Una carta a la distancia





Debo confesar que me gusta la idea de enviarle cartas a un amigo en tierras lejanas. Hablo de cartas en el sentido más antiguo. Hablo de cartas de papel. Escritas a mano. Colocadas en un sobre y enviadas con la ayuda de un mensajero. Al estilo del siglo XIX. Cartas como en los tiempos victorianos. Supongamos que tardan varias semanas en llegar a su destino. Y la respuesta tarda aún más tiempo en regresar. Eso significa que debo tomarme mi tiempo. Significa que debo resumirlo todo en una carta. No tendría más opción que pensar muy bien en el mensaje. Lo que ocurre es que el destinatario no sabría nada de mí en tiempo real. Mi carta siempre llegaría tarde. Siempre sería total y permanente. Escribir una carta así sería como escribirle al silencio. Sería algo serio e importante. Pienso que eso me obligaría a ser más sincero y profundo. Porque, en su momento, mi carta sería leída con toda la atención. En este mundo tan superficial, lamentablemente, escribir cartas es un arte perdido.

La nostalgia por las cartas, en realidad, no es nostalgia por las cartas.

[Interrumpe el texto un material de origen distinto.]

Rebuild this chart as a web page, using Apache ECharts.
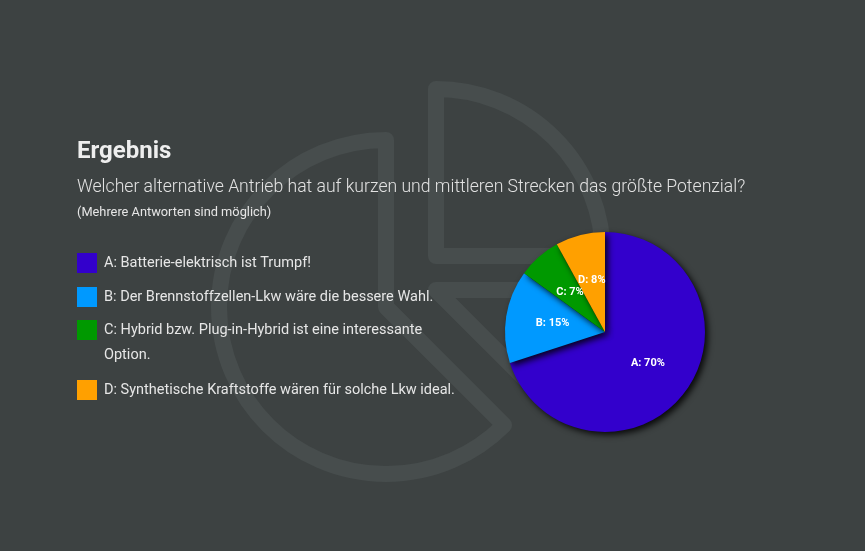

Creo que, en el fondo, es un deseo de intimidad. Pero no me refiero a la intimidad física. Me refiero a la intimidad espiritual. En el pasado, la comunicación a distancia requería tiempo. Era difícil. Lo que la convertía en un recurso limitado. Eso estimula la calidad en el mensaje. Entonces, se escribía con mayor reflexión, detalle y sentimiento. Debido a las limitaciones de antaño, una carta requería esfuerzo. Y el esfuerzo nos hace valorar las cosas.

La belleza de una carta radica en lo que representa. Es un pequeño símbolo. Nos recuerda que las letras son puentes de entendimiento que hacen de la distancia una ilusión. Las cartas son mágicas. Porque nos obligan a detenernos en el tiempo para mirar al otro con dedicación. El verdadero regalo es el regalo de nuestro tiempo. Tiempo y comprensión. Porque en cada uno de nosotros yace el deseo ancestral de ser observados con ojos amables.

En una carta, podemos contar nuestra historia. Podemos revelar nuestros deseos. Podemos admitir nuestros miedos. Podemos compartir nuestro dolor. En la presencia de unos ojos amables, somos libres de relatar nuestro mundo. Somos libres de explicar nuestros motivos. Somos libres de confesar nuestros secretos. Somos libres de describir al universo desde nuestra particularidad. En una carta, es posible la expresión sincera.

Las cartas no son para todo el mundo. Las cartas son personales. Hay un elemento de confidencialidad en una carta. Son pequeños universos de complicidad. No son para todo el mundo. Porque no todo el mundo tiene la generosidad de ver lo mejor en los demás. No todo mundo puede parar de juzgar. No todo el mundo es indulgente con el error ajeno.

Ya no enviamos cartas como antes. Es una pena. Me habría encantado enviarle cartas a mis amigos en tierras lejanas. Poder describir mi vida en letras. Leer sobre la vida de otros. Esperar semanas por la llegada de mi carta. Esperar semanas más por la llegada de la respuesta. Me imagino al destinatario sentado leyendo páginas escritas por mí. Con atención. Con interés. Con curiosidad. A la expectativa de saber más sobre mis aventuras. Tomando el papel para escribir una carta sobre él o ella. Escribir cartas es un arte perdido. Son reliquias de un mundo que ya no es. Ahora todo es rápido y conveniente. Lo extraño es que, a pesar de eso, nadie parece tener tiempo para los demás. Pienso que deberíamos comenzar a escribirnos cartas.